The New York Times' Nicholas Confessore, David Kocieniewski and Michael Luo found as much when they looked into the IRS Cincinnati office, the epicenter of the scandal. "For months, the Tea Party cases sat on the desk of a lone specialist, who used 'political sounding' criteria — words like 'patriots,' 'we the people' — as a way to search efficiently through the flood of applications for groups that might not qualify for exemptions, according to the IRS inspector general," they write. "'Triage,' the agency’s acting chief described it." Olson's testimony before Congress this past February referred to the Exempt Organizations section as "overworked" and emphasized the giant backlog of applications they faced; conspicuously absent from her diagnoses of the department's problems was any reference to political bias.

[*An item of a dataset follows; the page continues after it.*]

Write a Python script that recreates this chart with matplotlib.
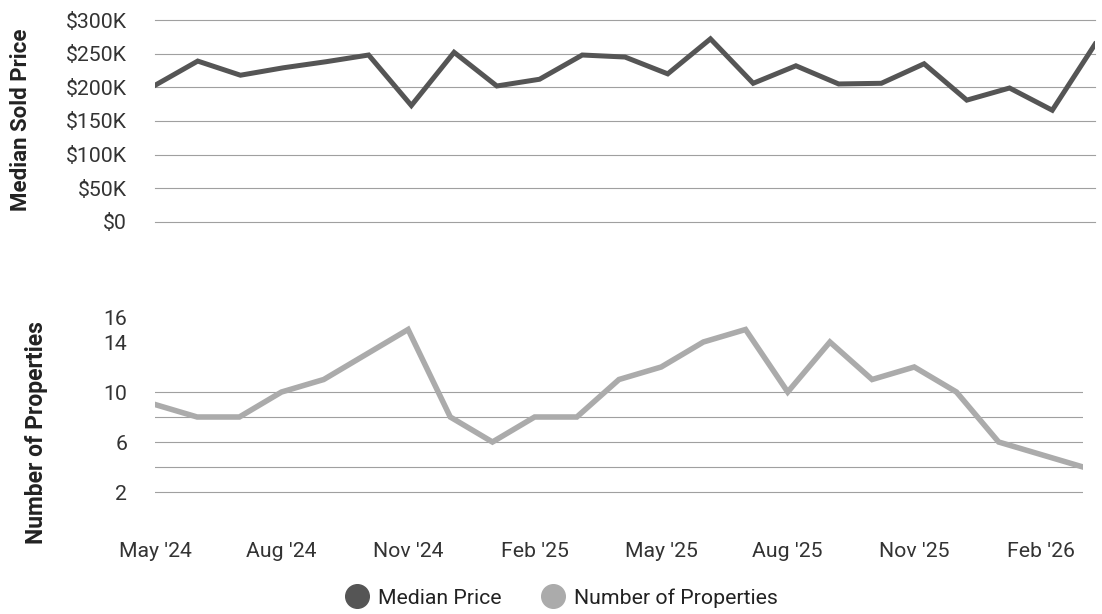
import numpy as np
import matplotlib
matplotlib.use("Agg")
import matplotlib.pyplot as plt
from matplotlib.lines import Line2D
from matplotlib.ticker import FuncFormatter

plt.rcParams['font.family'] = ['Roboto', 'DejaVu Sans']

# months May '24 .. Mar '26
months = ["May '24", "Jun '24", "Jul '24", "Aug '24", "Sep '24", "Oct '24", "Nov '24",
          "Dec '24", "Jan '25", "Feb '25", "Mar '25", "Apr '25", "May '25", "Jun '25",
          "Jul '25", "Aug '25", "Sep '25", "Oct '25", "Nov '25", "Dec '25", "Jan '26",
          "Feb '26", "Mar '26"]
median_price = [203, 239, 218, 229, 238, 248, 173, 252, 202, 212, 248, 245,
                220, 272, 206, 232, 205, 206, 235, 181, 199, 166, 264]  # $K
num_properties = [9, 8, 8, 10, 11, 13, 15, 8, 6, 8, 8, 11,
                  12, 14, 15, 10, 14, 11, 12, 10, 6, 5, 4]
price_ticks = [0, 50, 100, 150, 200, 250, 300]
count_ticks = [2, 6, 10, 14, 16]
count_grid = [2, 4, 6, 8, 10]
tick_months = ["May '24", "Aug '24", "Nov '24", "Feb '25", "May '25",
               "Aug '25", "Nov '25", "Feb '26"]

dark = '#555555'
light = '#ababab'
grid_c = '#a0a0a0'
text_c = '#333333'
fs = 15.3

x = np.arange(len(months))

fig = plt.figure(figsize=(11.02, 6.14), dpi=100)
ax1 = fig.add_axes([155 / 1102, 1 - 222 / 614, 940 / 1102, 202 / 614])
ax2 = fig.add_axes([155 / 1102, 1 - 517 / 614, 928 / 1102, 200 / 614])

# top: median price
ax1.plot(x, median_price, color=dark, lw=3.6, solid_joinstyle='miter', zorder=3)
ax1.set_xlim(0, len(months) - 1)
ax1.set_ylim(0, 300)
ax1.set_yticks(price_ticks)
ax1.yaxis.set_major_formatter(FuncFormatter(lambda v, p: '$0' if v == 0 else f'${int(v)}K'))
for v in price_ticks:
    ax1.axhline(v, color=grid_c, lw=0.8, clip_on=False, zorder=1)
ax1.set_xticks([])
ax1.set_ylabel('Median Sold Price', fontsize=16, fontweight='bold', color='#222222')
ax1.yaxis.set_label_coords(-0.131, 0.505)

# bottom: number of properties
ax2.plot(x, num_properties, color=light, lw=4.0, solid_joinstyle='miter', zorder=3)
ax2.set_xlim(0, len(months) - 1)
ax2.set_ylim(0, 16)
ax2.set_yticks(count_ticks)
for v in count_grid:
    ax2.axhline(v, color=grid_c, lw=0.8, zorder=1)
ax2.set_xticks([months.index(m) for m in tick_months])
ax2.set_xticklabels(tick_months)
ax2.set_ylabel('Number of Properties', fontsize=16.5, fontweight='bold', color='#222222')
ax2.yaxis.set_label_coords(-0.115, 0.42)

for ax in (ax1, ax2):
    for s in ax.spines.values():
        s.set_visible(False)
    ax.tick_params(axis='both', which='major', length=0, labelsize=fs, labelcolor=text_c)
    ax.tick_params(axis='y', which='major', pad=20)
ax2.tick_params(axis='x', pad=18)

handles = [Line2D([], [], ls='none', marker='o', ms=17, color=dark, label='Median Price'),
           Line2D([], [], ls='none', marker='o', ms=17, color=light, label='Number of Properties')]
fig.legend(handles=handles, loc='center', bbox_to_anchor=(0.51, 0.026), ncol=2,
           frameon=False, fontsize=fs, handlelength=1.0, handletextpad=0.5,
           columnspacing=1.9, labelcolor='#222222')

fig.savefig('out.png', dpi=100, facecolor='white')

If House Appropriations chair Hal Rogers (R-Kentucky) and his allies on the Hill simply don't think donors should have to disclose their contributions to outside groups, that's fair enough. They should make the case that one should be able to spend hundreds of millions of dollars influencing elections while keeping their identity a secret. But if they're serious about preventing scandals like the one that envelops the IRS last year, they need to start funding the agency as though it matters.